## [Task brief]
Locate the string "this" in the listing below. Copy every line where it is found.

-*-*-

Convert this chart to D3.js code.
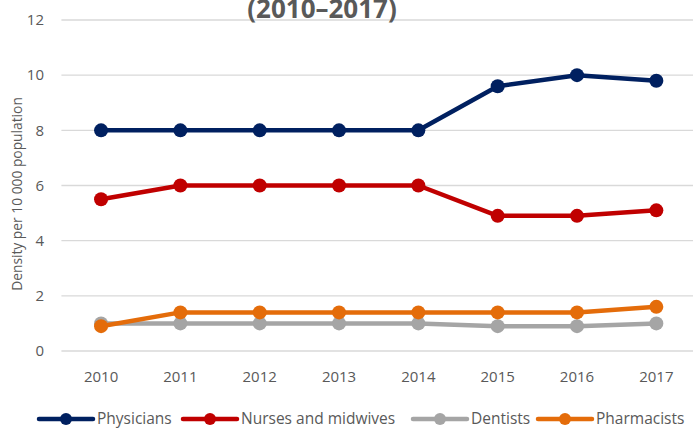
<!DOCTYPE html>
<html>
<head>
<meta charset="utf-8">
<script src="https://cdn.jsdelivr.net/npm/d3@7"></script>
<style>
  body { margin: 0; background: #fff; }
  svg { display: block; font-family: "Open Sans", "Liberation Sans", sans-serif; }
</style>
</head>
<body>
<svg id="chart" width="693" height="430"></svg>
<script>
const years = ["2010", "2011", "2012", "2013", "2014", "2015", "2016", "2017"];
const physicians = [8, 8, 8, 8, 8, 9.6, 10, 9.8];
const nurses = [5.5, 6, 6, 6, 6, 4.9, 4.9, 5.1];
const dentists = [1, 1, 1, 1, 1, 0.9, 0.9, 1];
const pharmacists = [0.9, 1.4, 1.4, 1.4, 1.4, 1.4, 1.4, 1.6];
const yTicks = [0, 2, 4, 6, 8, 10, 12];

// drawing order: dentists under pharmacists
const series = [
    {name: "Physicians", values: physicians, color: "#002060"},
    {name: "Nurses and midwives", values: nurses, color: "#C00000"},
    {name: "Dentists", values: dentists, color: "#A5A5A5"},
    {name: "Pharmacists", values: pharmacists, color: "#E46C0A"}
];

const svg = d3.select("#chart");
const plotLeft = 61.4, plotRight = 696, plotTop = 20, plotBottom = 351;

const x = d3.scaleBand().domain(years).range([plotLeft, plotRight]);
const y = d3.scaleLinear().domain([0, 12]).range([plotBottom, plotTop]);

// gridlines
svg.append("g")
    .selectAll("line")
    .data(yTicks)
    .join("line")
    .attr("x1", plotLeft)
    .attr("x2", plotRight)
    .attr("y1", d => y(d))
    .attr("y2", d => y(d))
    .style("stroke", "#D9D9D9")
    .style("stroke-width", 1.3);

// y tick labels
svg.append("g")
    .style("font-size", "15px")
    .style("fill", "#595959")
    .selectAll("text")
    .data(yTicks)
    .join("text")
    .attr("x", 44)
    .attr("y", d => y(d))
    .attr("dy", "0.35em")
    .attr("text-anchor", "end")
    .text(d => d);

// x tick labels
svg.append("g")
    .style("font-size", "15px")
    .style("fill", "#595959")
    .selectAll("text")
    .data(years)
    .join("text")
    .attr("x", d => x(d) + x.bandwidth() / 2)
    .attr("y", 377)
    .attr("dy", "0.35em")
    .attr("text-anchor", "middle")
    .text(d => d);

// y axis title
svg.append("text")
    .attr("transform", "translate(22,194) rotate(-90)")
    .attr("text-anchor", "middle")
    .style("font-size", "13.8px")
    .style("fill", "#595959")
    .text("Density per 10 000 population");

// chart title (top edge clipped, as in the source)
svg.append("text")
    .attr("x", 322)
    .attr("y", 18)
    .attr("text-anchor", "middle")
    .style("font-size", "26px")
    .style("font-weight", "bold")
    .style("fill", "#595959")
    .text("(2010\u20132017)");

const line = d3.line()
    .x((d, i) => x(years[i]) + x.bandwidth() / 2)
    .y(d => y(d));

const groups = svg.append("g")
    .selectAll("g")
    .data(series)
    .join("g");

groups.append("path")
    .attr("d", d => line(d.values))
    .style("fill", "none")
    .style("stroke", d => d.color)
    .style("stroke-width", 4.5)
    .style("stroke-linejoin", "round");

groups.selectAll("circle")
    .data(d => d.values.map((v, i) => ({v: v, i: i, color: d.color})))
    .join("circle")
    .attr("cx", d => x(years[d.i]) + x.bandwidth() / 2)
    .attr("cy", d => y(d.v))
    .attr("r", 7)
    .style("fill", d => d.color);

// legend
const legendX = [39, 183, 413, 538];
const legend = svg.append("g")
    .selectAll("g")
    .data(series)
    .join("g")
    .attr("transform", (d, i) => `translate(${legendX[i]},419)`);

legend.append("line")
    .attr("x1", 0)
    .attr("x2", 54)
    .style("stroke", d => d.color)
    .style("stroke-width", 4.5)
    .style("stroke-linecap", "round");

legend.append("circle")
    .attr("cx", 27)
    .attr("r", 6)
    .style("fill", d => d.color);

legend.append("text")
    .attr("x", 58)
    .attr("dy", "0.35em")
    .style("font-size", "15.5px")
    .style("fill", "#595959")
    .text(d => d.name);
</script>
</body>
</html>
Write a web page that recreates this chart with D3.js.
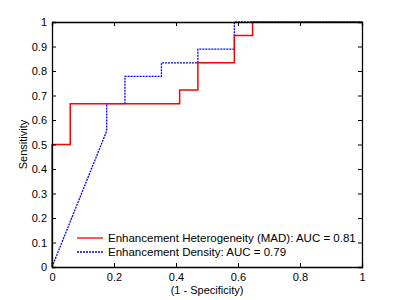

-*-*-

## [Correct answer]
Convert this chart to D3.js code.
Write a web page that recreates this chart with D3.js.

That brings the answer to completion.